* I’m 98% finished with Cryptonomicon by Neal Stephenson. It’s very good. It’s my favorite Stephenson book that I’ve read so far. I put it aside a week ago because I was staying up too late reading it. But now I have a chance to return to it and find out what happens, although I can kind of guess, but that’s not a criticism: creating a structure of inevitability is a good thing for an artist.
* Raymond Chandler wasn’t hugely masculine in personal affect, but you can’t exactly disparage his bona fides: e.g., he served as a sergeant in the Canadian Army in 1918 on the Western Front and was the only survivor of his platoon from a direct hit by a German artillery shell. And he didn’t talk about it much, although it’s kind of a subtext of his novels and his life, vaguely surfacing 35 years later in The Long Goodbye.
My view of Raymond Chandler’s Philip Marlowe detective novels:
The Big Sleep — The first and most famous Chandler novel. This is the most reasonable choice to start with, although it’s not my favorite. Vastly influential, second only to The Maltese Falcon. E.g., The Big Lebowski is a comic version of The Big Sleep.
Farewell, My Lovely — The second and most lyrically beautiful. My favorite. Peak Chandler.
The High Window — Forgettable
The Lady in the Lake — Pretty good, but not as good as the first two.
The Little Sister — Pretty good, and the movie industry backdrop is more interesting than the Lady in the Lake, which is appealing if you are familiar with Southern California mountain resorts, but if you aren’t, 1940s Hollywood is a more interesting setting.
The Long Goodbye — A famous comeback novel. It’s excellent, but it’s more of an old man’s social novel, while the first two are those rare things, a young man’s lyrical novels by a disillusioned middle age man. Personally, I don’t find The Long Goodbye as much of a knockout as the first two novels, but it clearly had a lot of influence, such as on Larry Gelbart’s musical “City of Angels” and “Blade Runner.” The Mexican-American cop who despises but needs the Anglo detective hero is a brilliant innovation that’s the foundation of Edward James Olmos’s career.

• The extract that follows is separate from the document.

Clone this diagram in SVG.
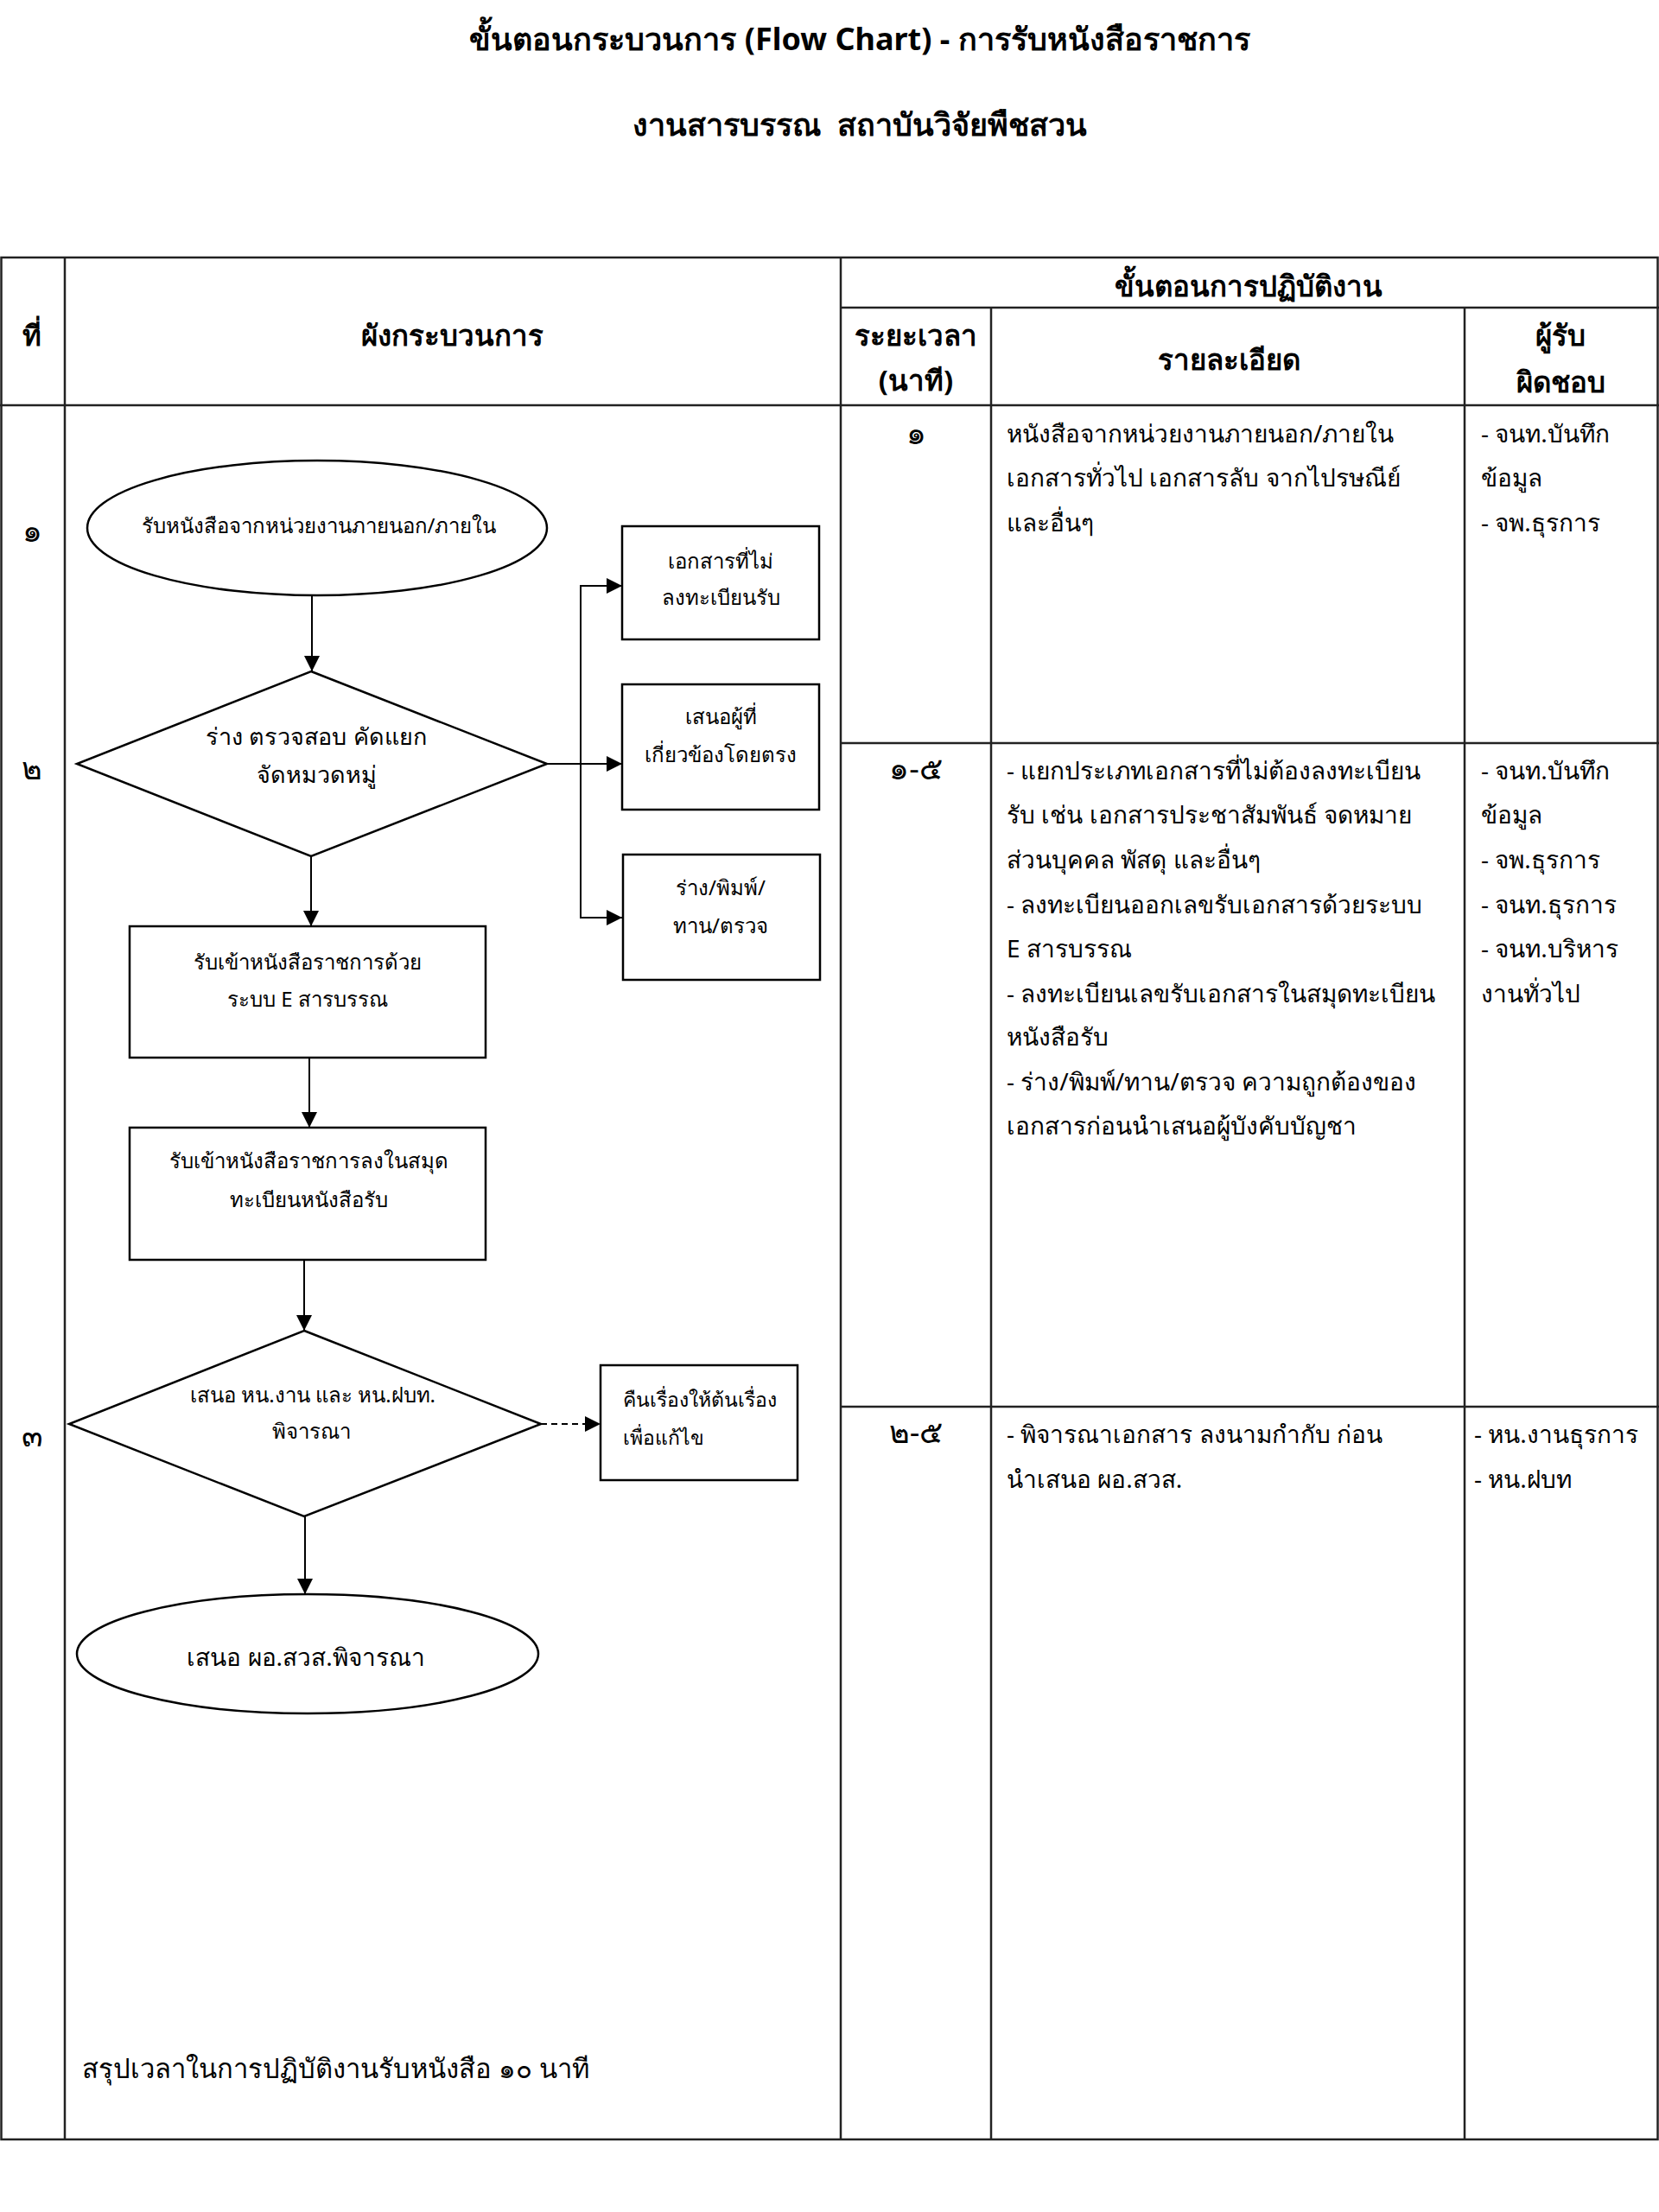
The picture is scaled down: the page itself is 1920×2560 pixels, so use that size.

I haven’t read the books past then when Chandler was old and drunk.
The other major Chandler work is the screenplay to the great film noir “Double Indemnity.” Chandler told Billy Wilder that James M. Cain’s novel was terrific, but his dialogue wouldn’t work in a movie so Chandler would have to totally rewrite it. Wilder was dubious and called up Cain, who didn’t much like Chandler, and told him what Chandler had said about his dialogue. To Wilder’s surprise, Cain agreed with Chandler, and told Wilder to have Chandler rewrite his dialogue.
This was a pretty awesome moment of 1940s professionalism. I suspect the Coen Brothers have kicked around this scene a few times between themselves.